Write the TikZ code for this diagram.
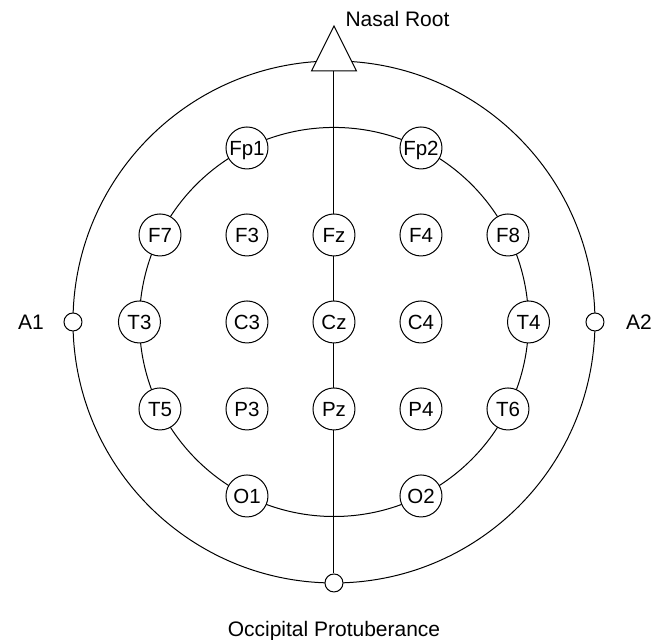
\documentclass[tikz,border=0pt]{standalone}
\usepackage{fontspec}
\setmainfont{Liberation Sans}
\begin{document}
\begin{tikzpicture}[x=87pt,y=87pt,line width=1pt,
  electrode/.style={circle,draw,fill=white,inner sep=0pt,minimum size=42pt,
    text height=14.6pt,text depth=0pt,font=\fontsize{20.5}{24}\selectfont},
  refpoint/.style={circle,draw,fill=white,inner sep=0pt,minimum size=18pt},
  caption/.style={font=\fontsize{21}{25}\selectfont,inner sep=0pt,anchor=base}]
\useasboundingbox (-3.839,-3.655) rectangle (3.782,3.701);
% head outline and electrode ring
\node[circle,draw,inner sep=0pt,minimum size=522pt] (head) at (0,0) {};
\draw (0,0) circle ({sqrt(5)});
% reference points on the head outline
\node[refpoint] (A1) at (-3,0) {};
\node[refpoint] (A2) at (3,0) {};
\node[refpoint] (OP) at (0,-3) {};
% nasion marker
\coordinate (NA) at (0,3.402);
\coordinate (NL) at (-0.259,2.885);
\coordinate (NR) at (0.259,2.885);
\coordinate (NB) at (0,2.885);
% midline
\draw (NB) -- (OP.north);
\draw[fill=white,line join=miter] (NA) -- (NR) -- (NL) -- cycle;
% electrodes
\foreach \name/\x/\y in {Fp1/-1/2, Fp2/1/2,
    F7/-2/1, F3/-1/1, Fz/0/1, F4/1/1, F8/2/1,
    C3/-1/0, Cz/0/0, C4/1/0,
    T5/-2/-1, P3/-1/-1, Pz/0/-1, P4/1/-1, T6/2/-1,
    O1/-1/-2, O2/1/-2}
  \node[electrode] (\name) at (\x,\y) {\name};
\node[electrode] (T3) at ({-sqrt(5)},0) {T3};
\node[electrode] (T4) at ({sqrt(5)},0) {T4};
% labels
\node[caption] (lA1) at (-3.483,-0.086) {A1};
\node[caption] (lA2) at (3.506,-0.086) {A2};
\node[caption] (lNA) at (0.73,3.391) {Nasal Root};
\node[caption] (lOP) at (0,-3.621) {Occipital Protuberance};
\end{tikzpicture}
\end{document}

§ SET TASK:
Repeat the material above in full and unchanged, minus its images.

§ REPLY:
Write the TikZ code for this diagram.
\documentclass[tikz,border=0pt]{standalone}
\usepackage{fontspec}
\setmainfont{Liberation Sans}
\begin{document}
\begin{tikzpicture}[x=87pt,y=87pt,line width=1pt,
  electrode/.style={circle,draw,fill=white,inner sep=0pt,minimum size=42pt,
    text height=14.6pt,text depth=0pt,font=\fontsize{20.5}{24}\selectfont},
  refpoint/.style={circle,draw,fill=white,inner sep=0pt,minimum size=18pt},
  caption/.style={font=\fontsize{21}{25}\selectfont,inner sep=0pt,anchor=base}]
\useasboundingbox (-3.839,-3.655) rectangle (3.782,3.701);
% head outline and electrode ring
\node[circle,draw,inner sep=0pt,minimum size=522pt] (head) at (0,0) {};
\draw (0,0) circle ({sqrt(5)});
% reference points on the head outline
\node[refpoint] (A1) at (-3,0) {};
\node[refpoint] (A2) at (3,0) {};
\node[refpoint] (OP) at (0,-3) {};
% nasion marker
\coordinate (NA) at (0,3.402);
\coordinate (NL) at (-0.259,2.885);
\coordinate (NR) at (0.259,2.885);
\coordinate (NB) at (0,2.885);
% midline
\draw (NB) -- (OP.north);
\draw[fill=white,line join=miter] (NA) -- (NR) -- (NL) -- cycle;
% electrodes
\foreach \name/\x/\y in {Fp1/-1/2, Fp2/1/2,
    F7/-2/1, F3/-1/1, Fz/0/1, F4/1/1, F8/2/1,
    C3/-1/0, Cz/0/0, C4/1/0,
    T5/-2/-1, P3/-1/-1, Pz/0/-1, P4/1/-1, T6/2/-1,
    O1/-1/-2, O2/1/-2}
  \node[electrode] (\name) at (\x,\y) {\name};
\node[electrode] (T3) at ({-sqrt(5)},0) {T3};
\node[electrode] (T4) at ({sqrt(5)},0) {T4};
% labels
\node[caption] (lA1) at (-3.483,-0.086) {A1};
\node[caption] (lA2) at (3.506,-0.086) {A2};
\node[caption] (lNA) at (0.73,3.391) {Nasal Root};
\node[caption] (lOP) at (0,-3.621) {Occipital Protuberance};
\end{tikzpicture}
\end{document}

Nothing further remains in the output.